### Written exercise
Nothing outside the lines from the one containing "Clone this chart in matplotlib." down to the one containing "ax.axis('off')" belongs in the copy; print that span exactly, both ends included, with pictures removed.

### Information supplied
▬▬▬▬▬▬▬▬▬▬
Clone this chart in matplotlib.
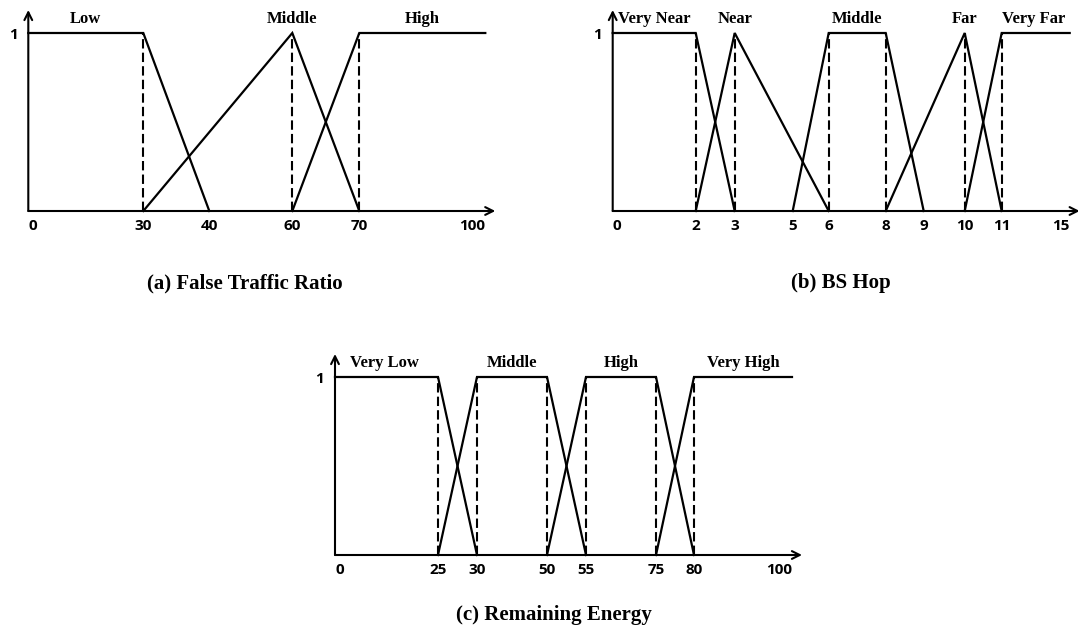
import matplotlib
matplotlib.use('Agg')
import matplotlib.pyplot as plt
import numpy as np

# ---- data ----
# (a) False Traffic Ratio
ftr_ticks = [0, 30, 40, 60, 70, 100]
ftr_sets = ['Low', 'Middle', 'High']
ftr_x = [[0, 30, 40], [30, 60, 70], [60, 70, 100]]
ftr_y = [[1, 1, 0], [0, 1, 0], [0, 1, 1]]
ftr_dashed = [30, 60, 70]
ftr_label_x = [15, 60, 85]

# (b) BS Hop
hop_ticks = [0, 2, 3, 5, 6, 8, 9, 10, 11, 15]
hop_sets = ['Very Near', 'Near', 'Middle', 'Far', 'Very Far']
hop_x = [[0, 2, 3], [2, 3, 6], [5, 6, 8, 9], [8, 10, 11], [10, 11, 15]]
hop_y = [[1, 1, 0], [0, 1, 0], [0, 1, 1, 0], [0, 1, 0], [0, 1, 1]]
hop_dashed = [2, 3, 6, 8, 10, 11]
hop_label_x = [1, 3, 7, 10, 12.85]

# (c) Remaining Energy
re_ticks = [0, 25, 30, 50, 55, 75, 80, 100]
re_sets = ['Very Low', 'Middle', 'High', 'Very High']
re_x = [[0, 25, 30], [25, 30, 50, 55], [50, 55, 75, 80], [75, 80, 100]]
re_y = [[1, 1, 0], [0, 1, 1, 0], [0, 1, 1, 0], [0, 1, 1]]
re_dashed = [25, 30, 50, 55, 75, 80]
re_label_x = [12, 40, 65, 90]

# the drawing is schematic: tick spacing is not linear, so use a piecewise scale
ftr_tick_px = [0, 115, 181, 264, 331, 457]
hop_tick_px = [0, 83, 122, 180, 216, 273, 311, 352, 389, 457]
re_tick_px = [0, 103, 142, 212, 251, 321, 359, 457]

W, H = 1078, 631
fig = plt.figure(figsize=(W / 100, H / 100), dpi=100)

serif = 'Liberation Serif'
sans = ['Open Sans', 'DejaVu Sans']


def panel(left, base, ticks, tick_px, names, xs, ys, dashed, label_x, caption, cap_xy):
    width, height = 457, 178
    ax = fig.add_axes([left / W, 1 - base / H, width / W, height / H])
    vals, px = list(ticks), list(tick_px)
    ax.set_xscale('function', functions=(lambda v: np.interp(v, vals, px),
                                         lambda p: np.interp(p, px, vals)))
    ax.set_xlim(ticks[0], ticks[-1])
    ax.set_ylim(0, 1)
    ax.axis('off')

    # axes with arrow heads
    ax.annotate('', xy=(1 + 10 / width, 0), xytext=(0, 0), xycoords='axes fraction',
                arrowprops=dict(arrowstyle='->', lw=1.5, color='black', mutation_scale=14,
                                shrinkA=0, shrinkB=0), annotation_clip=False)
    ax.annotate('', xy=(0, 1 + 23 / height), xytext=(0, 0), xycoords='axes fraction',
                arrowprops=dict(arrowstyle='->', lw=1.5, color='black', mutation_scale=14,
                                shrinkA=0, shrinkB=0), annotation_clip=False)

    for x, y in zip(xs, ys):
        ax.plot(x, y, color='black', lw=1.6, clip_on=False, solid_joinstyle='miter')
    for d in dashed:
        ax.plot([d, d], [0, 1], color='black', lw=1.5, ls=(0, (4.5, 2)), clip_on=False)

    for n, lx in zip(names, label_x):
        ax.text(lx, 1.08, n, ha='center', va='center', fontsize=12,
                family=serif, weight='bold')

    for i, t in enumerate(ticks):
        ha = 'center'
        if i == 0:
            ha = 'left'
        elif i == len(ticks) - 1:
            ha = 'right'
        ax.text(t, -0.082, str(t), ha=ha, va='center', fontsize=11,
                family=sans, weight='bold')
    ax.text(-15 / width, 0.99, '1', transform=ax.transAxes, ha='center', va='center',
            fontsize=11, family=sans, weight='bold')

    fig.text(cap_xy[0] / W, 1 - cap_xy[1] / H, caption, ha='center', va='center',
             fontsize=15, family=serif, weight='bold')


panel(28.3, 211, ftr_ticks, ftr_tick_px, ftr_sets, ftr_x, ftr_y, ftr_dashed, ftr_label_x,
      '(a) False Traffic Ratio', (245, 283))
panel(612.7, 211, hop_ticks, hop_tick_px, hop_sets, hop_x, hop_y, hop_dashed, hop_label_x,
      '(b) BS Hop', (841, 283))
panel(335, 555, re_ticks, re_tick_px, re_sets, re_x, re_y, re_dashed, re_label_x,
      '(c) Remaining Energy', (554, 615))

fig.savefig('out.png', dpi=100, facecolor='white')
▬▬▬▬▬▬▬▬▬▬
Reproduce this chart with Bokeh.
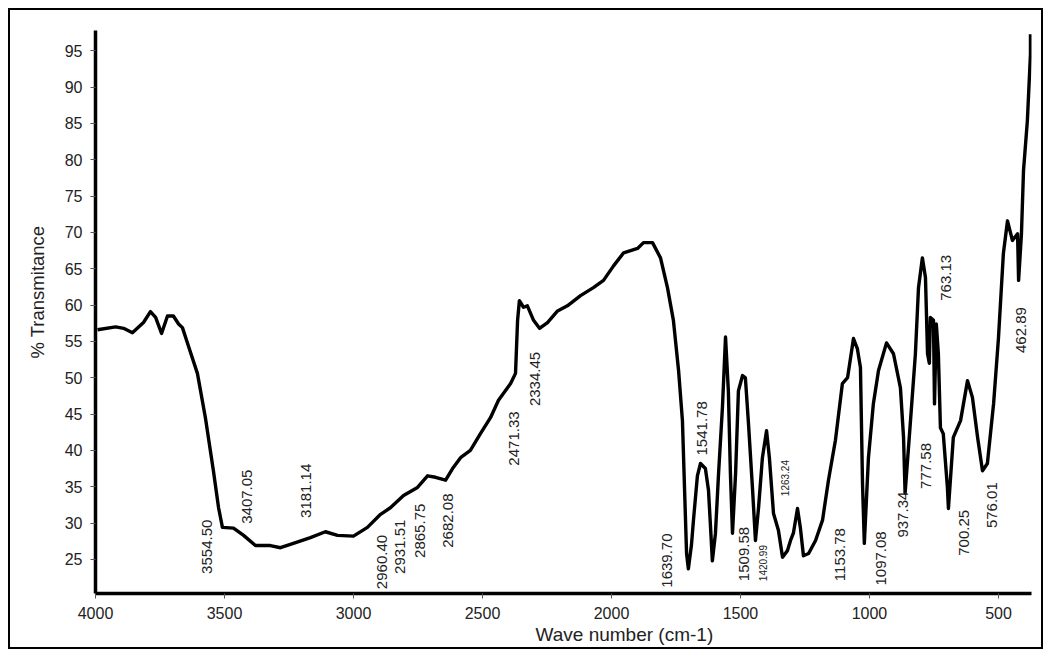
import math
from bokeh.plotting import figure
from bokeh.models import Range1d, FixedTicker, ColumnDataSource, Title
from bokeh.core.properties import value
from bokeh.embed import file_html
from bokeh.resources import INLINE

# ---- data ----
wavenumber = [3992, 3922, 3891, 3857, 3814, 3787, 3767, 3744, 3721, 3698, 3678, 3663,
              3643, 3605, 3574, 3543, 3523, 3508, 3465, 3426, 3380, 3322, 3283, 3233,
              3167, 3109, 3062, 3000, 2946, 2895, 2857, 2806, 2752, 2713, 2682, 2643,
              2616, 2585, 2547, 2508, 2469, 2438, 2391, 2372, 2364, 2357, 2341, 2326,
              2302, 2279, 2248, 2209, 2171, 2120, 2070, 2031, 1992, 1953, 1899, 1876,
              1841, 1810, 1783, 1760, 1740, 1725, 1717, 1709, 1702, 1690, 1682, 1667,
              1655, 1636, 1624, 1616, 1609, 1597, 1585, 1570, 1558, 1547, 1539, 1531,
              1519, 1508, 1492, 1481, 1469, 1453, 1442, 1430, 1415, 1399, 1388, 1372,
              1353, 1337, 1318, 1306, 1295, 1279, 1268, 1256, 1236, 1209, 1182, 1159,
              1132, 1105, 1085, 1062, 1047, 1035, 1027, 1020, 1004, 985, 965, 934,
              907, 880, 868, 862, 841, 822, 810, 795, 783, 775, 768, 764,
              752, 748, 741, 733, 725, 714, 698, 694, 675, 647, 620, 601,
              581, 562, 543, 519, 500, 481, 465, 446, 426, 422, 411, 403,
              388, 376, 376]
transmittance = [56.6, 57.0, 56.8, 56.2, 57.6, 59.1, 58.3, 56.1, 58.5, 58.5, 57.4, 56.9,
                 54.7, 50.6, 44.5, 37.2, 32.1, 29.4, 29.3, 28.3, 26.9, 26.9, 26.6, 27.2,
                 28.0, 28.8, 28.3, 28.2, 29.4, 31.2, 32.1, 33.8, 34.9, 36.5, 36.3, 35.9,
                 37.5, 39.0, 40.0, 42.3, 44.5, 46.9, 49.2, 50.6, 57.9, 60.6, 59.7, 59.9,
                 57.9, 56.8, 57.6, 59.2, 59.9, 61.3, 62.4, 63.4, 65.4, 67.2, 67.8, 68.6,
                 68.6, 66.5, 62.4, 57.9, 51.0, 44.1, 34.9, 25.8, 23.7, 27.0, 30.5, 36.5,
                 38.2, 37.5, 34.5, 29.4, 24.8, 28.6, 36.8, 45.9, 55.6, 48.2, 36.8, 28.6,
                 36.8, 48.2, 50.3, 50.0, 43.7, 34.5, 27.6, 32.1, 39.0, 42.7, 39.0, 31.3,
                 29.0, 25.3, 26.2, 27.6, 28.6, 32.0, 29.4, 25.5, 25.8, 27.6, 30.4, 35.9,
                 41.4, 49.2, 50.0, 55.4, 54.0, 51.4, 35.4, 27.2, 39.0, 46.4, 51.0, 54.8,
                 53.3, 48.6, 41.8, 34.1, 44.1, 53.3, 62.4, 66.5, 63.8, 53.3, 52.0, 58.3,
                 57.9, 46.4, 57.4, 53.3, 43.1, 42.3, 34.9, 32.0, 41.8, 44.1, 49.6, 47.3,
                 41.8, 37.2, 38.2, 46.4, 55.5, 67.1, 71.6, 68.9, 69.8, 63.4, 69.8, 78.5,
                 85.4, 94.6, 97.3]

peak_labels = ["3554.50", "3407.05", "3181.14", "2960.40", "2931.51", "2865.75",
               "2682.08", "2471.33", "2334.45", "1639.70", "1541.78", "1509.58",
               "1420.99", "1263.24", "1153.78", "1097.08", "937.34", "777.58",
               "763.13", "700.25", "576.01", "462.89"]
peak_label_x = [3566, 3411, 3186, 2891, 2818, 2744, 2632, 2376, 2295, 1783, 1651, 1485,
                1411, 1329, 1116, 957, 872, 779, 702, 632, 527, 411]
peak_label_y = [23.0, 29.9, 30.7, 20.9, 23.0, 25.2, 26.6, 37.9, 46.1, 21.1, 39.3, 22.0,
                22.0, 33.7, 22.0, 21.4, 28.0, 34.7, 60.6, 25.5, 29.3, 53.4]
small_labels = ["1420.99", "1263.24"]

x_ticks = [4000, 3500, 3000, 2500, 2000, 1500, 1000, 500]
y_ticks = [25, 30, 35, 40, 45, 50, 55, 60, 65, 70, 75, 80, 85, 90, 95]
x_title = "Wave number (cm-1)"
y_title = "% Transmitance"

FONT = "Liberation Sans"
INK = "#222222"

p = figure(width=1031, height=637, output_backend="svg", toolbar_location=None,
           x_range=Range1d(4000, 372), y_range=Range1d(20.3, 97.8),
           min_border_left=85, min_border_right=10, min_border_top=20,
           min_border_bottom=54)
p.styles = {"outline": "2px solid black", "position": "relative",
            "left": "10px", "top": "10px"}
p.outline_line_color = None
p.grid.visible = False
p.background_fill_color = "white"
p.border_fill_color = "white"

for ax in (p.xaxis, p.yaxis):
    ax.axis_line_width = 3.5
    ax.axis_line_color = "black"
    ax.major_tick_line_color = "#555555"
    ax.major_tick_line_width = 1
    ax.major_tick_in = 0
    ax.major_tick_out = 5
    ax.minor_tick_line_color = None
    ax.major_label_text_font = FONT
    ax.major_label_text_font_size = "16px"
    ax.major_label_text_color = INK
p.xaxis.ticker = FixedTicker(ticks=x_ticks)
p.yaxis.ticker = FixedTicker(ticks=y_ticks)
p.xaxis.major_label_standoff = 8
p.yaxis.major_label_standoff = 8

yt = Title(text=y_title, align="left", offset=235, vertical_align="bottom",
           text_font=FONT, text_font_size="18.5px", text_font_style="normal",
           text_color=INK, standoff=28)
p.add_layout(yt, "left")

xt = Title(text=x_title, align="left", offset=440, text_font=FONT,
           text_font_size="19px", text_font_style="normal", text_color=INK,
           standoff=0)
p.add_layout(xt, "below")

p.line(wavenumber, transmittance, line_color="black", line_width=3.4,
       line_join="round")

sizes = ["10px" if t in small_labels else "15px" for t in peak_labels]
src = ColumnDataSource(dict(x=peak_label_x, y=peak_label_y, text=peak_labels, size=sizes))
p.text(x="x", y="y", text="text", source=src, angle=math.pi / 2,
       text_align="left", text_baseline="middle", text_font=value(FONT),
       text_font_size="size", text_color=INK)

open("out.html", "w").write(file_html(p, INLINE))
▬▬▬▬▬▬▬▬▬▬
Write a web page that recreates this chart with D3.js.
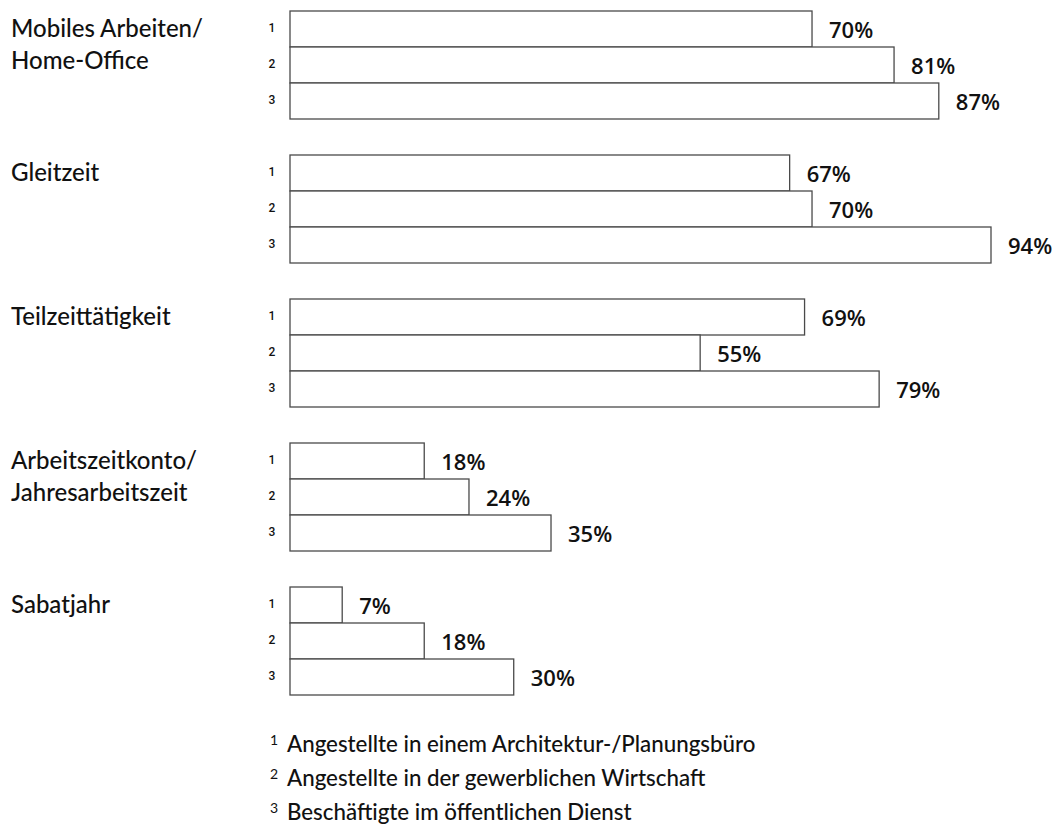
▬▬▬▬▬▬▬▬▬▬
### The solution
Clone this chart in matplotlib.
import matplotlib
matplotlib.use('Agg')
import matplotlib.pyplot as plt
import numpy as np

# ---- data ----
# (a) False Traffic Ratio
ftr_ticks = [0, 30, 40, 60, 70, 100]
ftr_sets = ['Low', 'Middle', 'High']
ftr_x = [[0, 30, 40], [30, 60, 70], [60, 70, 100]]
ftr_y = [[1, 1, 0], [0, 1, 0], [0, 1, 1]]
ftr_dashed = [30, 60, 70]
ftr_label_x = [15, 60, 85]

# (b) BS Hop
hop_ticks = [0, 2, 3, 5, 6, 8, 9, 10, 11, 15]
hop_sets = ['Very Near', 'Near', 'Middle', 'Far', 'Very Far']
hop_x = [[0, 2, 3], [2, 3, 6], [5, 6, 8, 9], [8, 10, 11], [10, 11, 15]]
hop_y = [[1, 1, 0], [0, 1, 0], [0, 1, 1, 0], [0, 1, 0], [0, 1, 1]]
hop_dashed = [2, 3, 6, 8, 10, 11]
hop_label_x = [1, 3, 7, 10, 12.85]

# (c) Remaining Energy
re_ticks = [0, 25, 30, 50, 55, 75, 80, 100]
re_sets = ['Very Low', 'Middle', 'High', 'Very High']
re_x = [[0, 25, 30], [25, 30, 50, 55], [50, 55, 75, 80], [75, 80, 100]]
re_y = [[1, 1, 0], [0, 1, 1, 0], [0, 1, 1, 0], [0, 1, 1]]
re_dashed = [25, 30, 50, 55, 75, 80]
re_label_x = [12, 40, 65, 90]

# the drawing is schematic: tick spacing is not linear, so use a piecewise scale
ftr_tick_px = [0, 115, 181, 264, 331, 457]
hop_tick_px = [0, 83, 122, 180, 216, 273, 311, 352, 389, 457]
re_tick_px = [0, 103, 142, 212, 251, 321, 359, 457]

W, H = 1078, 631
fig = plt.figure(figsize=(W / 100, H / 100), dpi=100)

serif = 'Liberation Serif'
sans = ['Open Sans', 'DejaVu Sans']


def panel(left, base, ticks, tick_px, names, xs, ys, dashed, label_x, caption, cap_xy):
    width, height = 457, 178
    ax = fig.add_axes([left / W, 1 - base / H, width / W, height / H])
    vals, px = list(ticks), list(tick_px)
    ax.set_xscale('function', functions=(lambda v: np.interp(v, vals, px),
                                         lambda p: np.interp(p, px, vals)))
    ax.set_xlim(ticks[0], ticks[-1])
    ax.set_ylim(0, 1)
    ax.axis('off')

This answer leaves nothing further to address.